Türkiye uzay alanında çalışacak insan sayısını topladığımızda 5 bin rakamına zar zor yetişir diyebiliriz. Bu alanlar çok kritik alanlar, çok önemli alanlar. Biz zaten bu yarışmaları yapmaktaki en önemli sebebimiz, gençler bu alanlara yönelsinler. Dünyada fark oluşturmak istiyorsak bu alanlarda adımlar atmamız gerekiyor. Dünyanın 10 ekonomisinden biri olacağız diyorsak çığır açıcı alanlarda üretim yapmamız gerekiyor. Uzay Ajansı çok önemli. Uzay Ajansı, Türkiye'nin 20 yıllık hayaliydi. Bu dönemde bunu kurmak nasip oldu. Türkiye'ye baktığımızda uzay alanında kabiliyetleri olan bir ülkeyiz. TÜRKSAT ile uydularını kendi üretebiliyor. Kendi gözlem ve haberleşme uydusunu kendi mühendisleri ve imkanlarıyla üretecek şekilde uydularını üretiyor. 2021, belki 2022 yılında biz bu uydularımızı uzaya gönderebileceğiz.
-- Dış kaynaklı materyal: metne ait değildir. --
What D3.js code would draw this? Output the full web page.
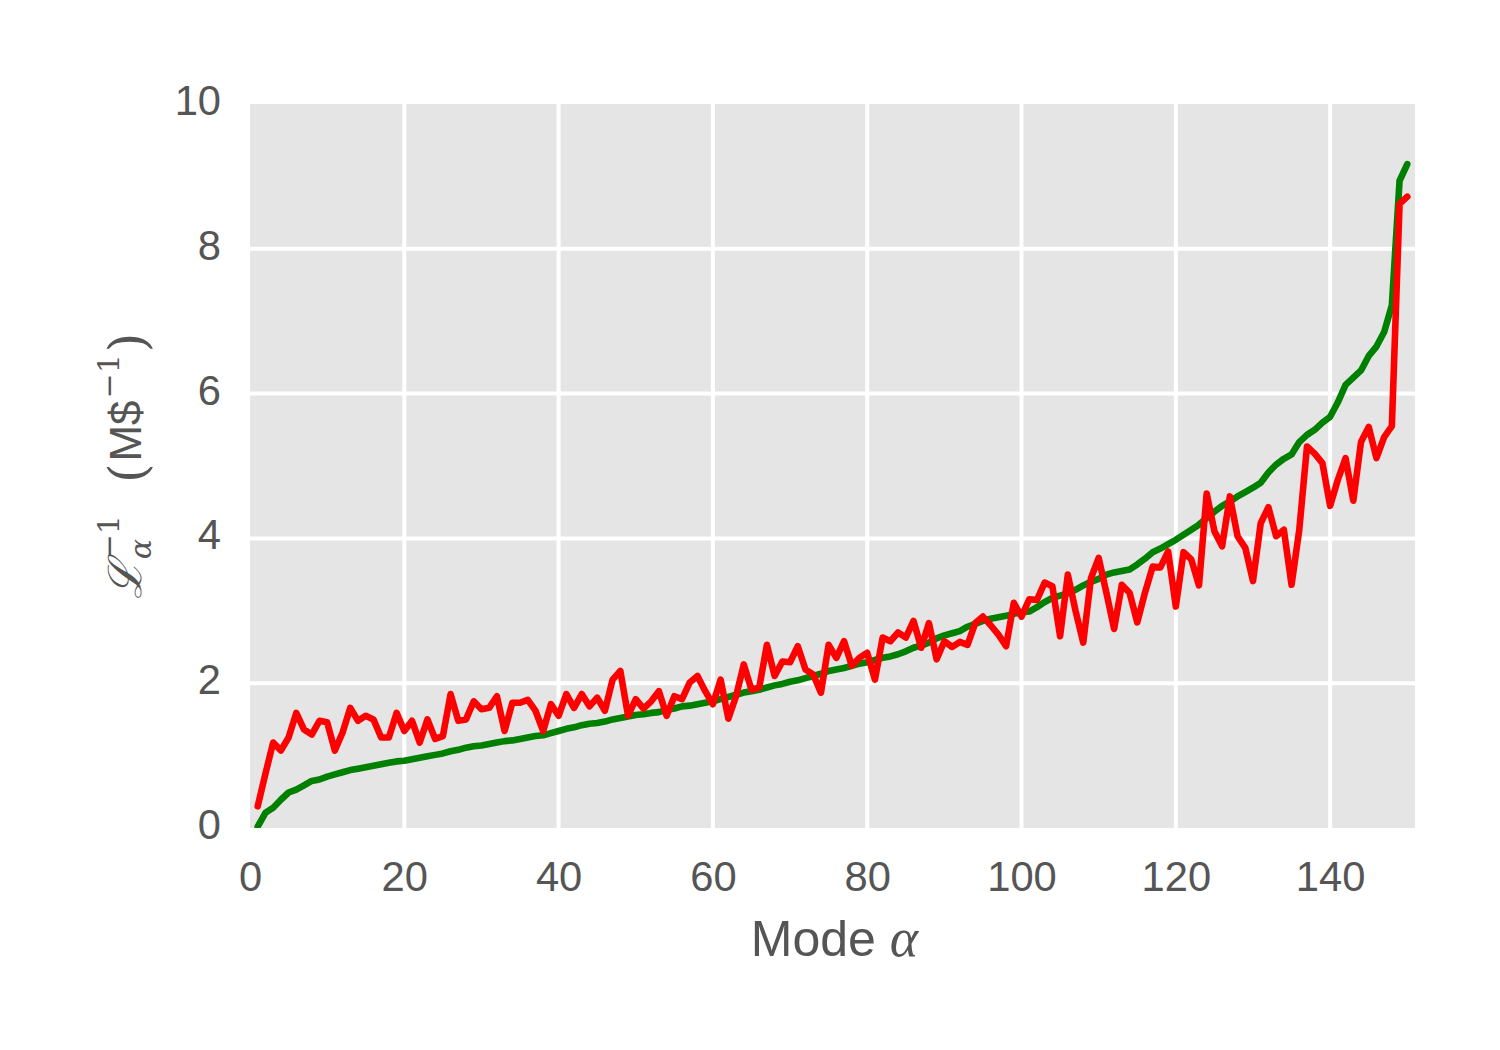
<!DOCTYPE html>
<html>
<head>
<meta charset="utf-8">
<script src="https://cdn.jsdelivr.net/npm/d3@7"></script>
<style>
  html, body { margin: 0; padding: 0; background: #ffffff; }
  svg { display: block; }
</style>
</head>
<body>
<svg id="chart" width="1500" height="1050"></svg>
<script>
// ---- data ----
const modes = d3.range(1, 151);
const greenValues = [
  0.02,0.21,0.28,0.39,0.49,0.53,0.59,0.65,0.67,0.71,
  0.74,0.77,0.80,0.82,0.84,0.86,0.88,0.90,0.92,0.93,
  0.95,0.97,0.99,1.01,1.03,1.06,1.08,1.11,1.13,1.14,
  1.16,1.18,1.20,1.21,1.23,1.25,1.27,1.28,1.31,1.34,
  1.37,1.39,1.42,1.44,1.45,1.47,1.50,1.52,1.54,1.56,
  1.57,1.59,1.60,1.63,1.65,1.68,1.69,1.71,1.73,1.75,
  1.78,1.81,1.84,1.87,1.89,1.91,1.94,1.97,1.99,2.02,
  2.04,2.07,2.10,2.13,2.17,2.19,2.21,2.24,2.27,2.29,
  2.32,2.35,2.37,2.40,2.44,2.49,2.52,2.56,2.62,2.66,
  2.69,2.72,2.78,2.82,2.86,2.89,2.91,2.93,2.96,2.98,
  2.99,3.05,3.12,3.18,3.21,3.24,3.29,3.35,3.40,3.44,
  3.50,3.53,3.55,3.57,3.64,3.72,3.81,3.86,3.92,3.98,
  4.05,4.12,4.19,4.28,4.37,4.45,4.51,4.58,4.64,4.70,
  4.77,4.91,5.02,5.10,5.16,5.33,5.43,5.50,5.60,5.68,
  5.88,6.12,6.22,6.32,6.52,6.65,6.85,7.22,8.94,9.17
];
const redValues = [
  0.30,0.75,1.18,1.07,1.25,1.59,1.36,1.29,1.48,1.46,
  1.07,1.32,1.66,1.48,1.55,1.50,1.25,1.25,1.59,1.34,
  1.48,1.18,1.50,1.23,1.27,1.85,1.48,1.50,1.75,1.64,
  1.66,1.82,1.34,1.73,1.73,1.77,1.62,1.34,1.71,1.55,
  1.85,1.66,1.85,1.68,1.80,1.62,2.05,2.17,1.55,1.78,
  1.65,1.75,1.89,1.55,1.82,1.78,2.01,2.10,1.89,1.71,
  2.05,1.51,1.82,2.26,1.91,1.94,2.53,2.10,2.30,2.29,
  2.51,2.19,2.12,1.87,2.53,2.35,2.58,2.24,2.35,2.42,
  2.05,2.63,2.58,2.70,2.63,2.86,2.49,2.83,2.33,2.58,
  2.50,2.57,2.53,2.83,2.92,2.80,2.67,2.51,3.11,2.92,
  3.16,3.15,3.39,3.34,2.65,3.50,3.00,2.56,3.45,3.73,
  3.25,2.75,3.36,3.25,2.84,3.25,3.61,3.60,3.82,3.06,
  3.81,3.71,3.35,4.62,4.10,3.89,4.58,4.03,3.87,3.41,
  4.21,4.43,4.03,4.12,3.36,4.12,5.27,5.17,5.04,4.45,
  4.81,5.11,4.52,5.33,5.54,5.11,5.40,5.55,8.62,8.72
];
const xTicks = [0, 20, 40, 60, 80, 100, 120, 140];
const yTicks = [0, 2, 4, 6, 8, 10];
const xDomain = [0, 151];
const yDomain = [0, 10];

// ---- layout ----
const svg = d3.select("#chart");
const plot = { left: 250, right: 1415, top: 104, bottom: 828 };
const x = d3.scaleLinear().domain(xDomain).range([plot.left, plot.right]);
const y = d3.scaleLinear().domain(yDomain).range([plot.bottom, plot.top]);

const tickFont = "'Liberation Sans', Arial, sans-serif";
const textColor = "#555555";

svg.append("defs").append("clipPath").attr("id", "plotclip")
  .append("rect")
  .attr("x", plot.left).attr("y", plot.top)
  .attr("width", plot.right - plot.left).attr("height", plot.bottom - plot.top);

// background
svg.append("rect")
  .attr("x", plot.left).attr("y", plot.top)
  .attr("width", plot.right - plot.left).attr("height", plot.bottom - plot.top)
  .attr("fill", "#E5E5E5");

// grid
const grid = svg.append("g").attr("clip-path", "url(#plotclip)");
grid.selectAll("line.vx").data(xTicks.filter(d => d > xDomain[0]))
  .enter().append("line")
  .attr("x1", d => x(d)).attr("x2", d => x(d))
  .attr("y1", plot.top).attr("y2", plot.bottom)
  .attr("stroke", "#ffffff").attr("stroke-width", 4);
grid.selectAll("line.hy").data(yTicks.filter(d => d > yDomain[0] && d < yDomain[1]))
  .enter().append("line")
  .attr("y1", d => y(d)).attr("y2", d => y(d))
  .attr("x1", plot.left).attr("x2", plot.right)
  .attr("stroke", "#ffffff").attr("stroke-width", 4);

// axes (tick labels only, no spines / tick marks)
const xAxis = d3.axisBottom(x).tickValues(xTicks).tickSize(0).tickPadding(0).tickFormat(d3.format("d"));
const gx = svg.append("g").attr("transform", `translate(0,${plot.bottom})`).call(xAxis);
gx.select(".domain").remove();
gx.selectAll("text")
  .attr("y", 63).attr("dy", null)
  .attr("font-family", tickFont).attr("font-size", 41.7)
  .attr("fill", textColor);

const yAxis = d3.axisLeft(y).tickValues(yTicks).tickSize(0).tickPadding(0).tickFormat(d3.format("d"));
const gy = svg.append("g").attr("transform", `translate(${plot.left},0)`).call(yAxis);
gy.select(".domain").remove();
gy.selectAll("text")
  .attr("x", -29).attr("dy", "0.25em")
  .attr("font-family", tickFont).attr("font-size", 41.7)
  .attr("fill", textColor);

// lines
const lines = svg.append("g").attr("clip-path", "url(#plotclip)");
const lineGen = d3.line().x(d => x(d[0])).y(d => y(d[1]));
lines.append("path")
  .datum(modes.map((m, i) => [m, greenValues[i]]))
  .attr("d", lineGen).attr("fill", "none")
  .attr("stroke", "#008000").attr("stroke-width", 6.6)
  .attr("stroke-linejoin", "round").attr("stroke-linecap", "round");
lines.append("path")
  .datum(modes.map((m, i) => [m, redValues[i]]))
  .attr("d", lineGen).attr("fill", "none")
  .attr("stroke", "#FF0000").attr("stroke-width", 6.6)
  .attr("stroke-linejoin", "round").attr("stroke-linecap", "round");

// x label
const xl = svg.append("text")
  .attr("x", (plot.left + plot.right) / 2 + 2).attr("y", 956)
  .attr("text-anchor", "middle")
  .attr("font-family", tickFont).attr("font-size", 50).attr("fill", textColor);
xl.append("tspan").text("Mode ");
xl.append("tspan").attr("font-family", "'Liberation Serif', 'DejaVu Serif', serif").attr("font-style", "italic").attr("font-size", 54).text("α");

// y label built from pieces in a rotated group
const yl = svg.append("g");
const base = 44, small = 30;
let cx = 0;
function piece(txt, opts) {
  const t = yl.append("text").attr("x", cx).attr("y", opts.dy || 0)
    .attr("font-family", opts.family || tickFont)
    .attr("font-size", opts.size || base)
    .attr("font-style", opts.style || "normal")
    .attr("font-weight", opts.weight || "normal")
    .attr("fill", textColor).text(txt);
  return t.node().getComputedTextLength();
}
let w = piece("ℒ", { family: "'DejaVu Serif', serif", style: "italic", size: 46 });
cx += w + 2;
const w1 = piece("−1", { family: "'DejaVu Serif', serif", size: small, dy: -22 });
const w2 = piece("α", { family: "'DejaVu Serif', serif", style: "italic", size: small, dy: 10 });
cx += Math.max(w1, w2) + 32;
w = piece("(", { family: "'DejaVu Serif', serif", size: 50, weight: 300, dy: 4 });
cx += w + 2;
w = piece("M$", { size: base });
cx += w + 2;
w = piece("−1", { family: "'DejaVu Serif', serif", size: small, dy: -22 });
cx += w + 2;
w = piece(")", { family: "'DejaVu Serif', serif", size: 50, weight: 300, dy: 4 });
cx += w;
const totalW = cx;
const yCenter = 466;
yl.attr("transform", `translate(141, ${yCenter + totalW / 2}) rotate(-90)`);
</script>
</body>
</html>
Uzay Ajansını kurarak bu kabiliyetleri doğru bir şekilde yönlendirmek istedik. Şu an Uzay Ajansında milli uzay programını hazırlamakla meşgulüz. Kısa süre içerisinde kamuoyu ile paylaşacağız. Türkiye'nin önündeki 10 yılını uzay alanında neler yapacağınız paylaşacağız.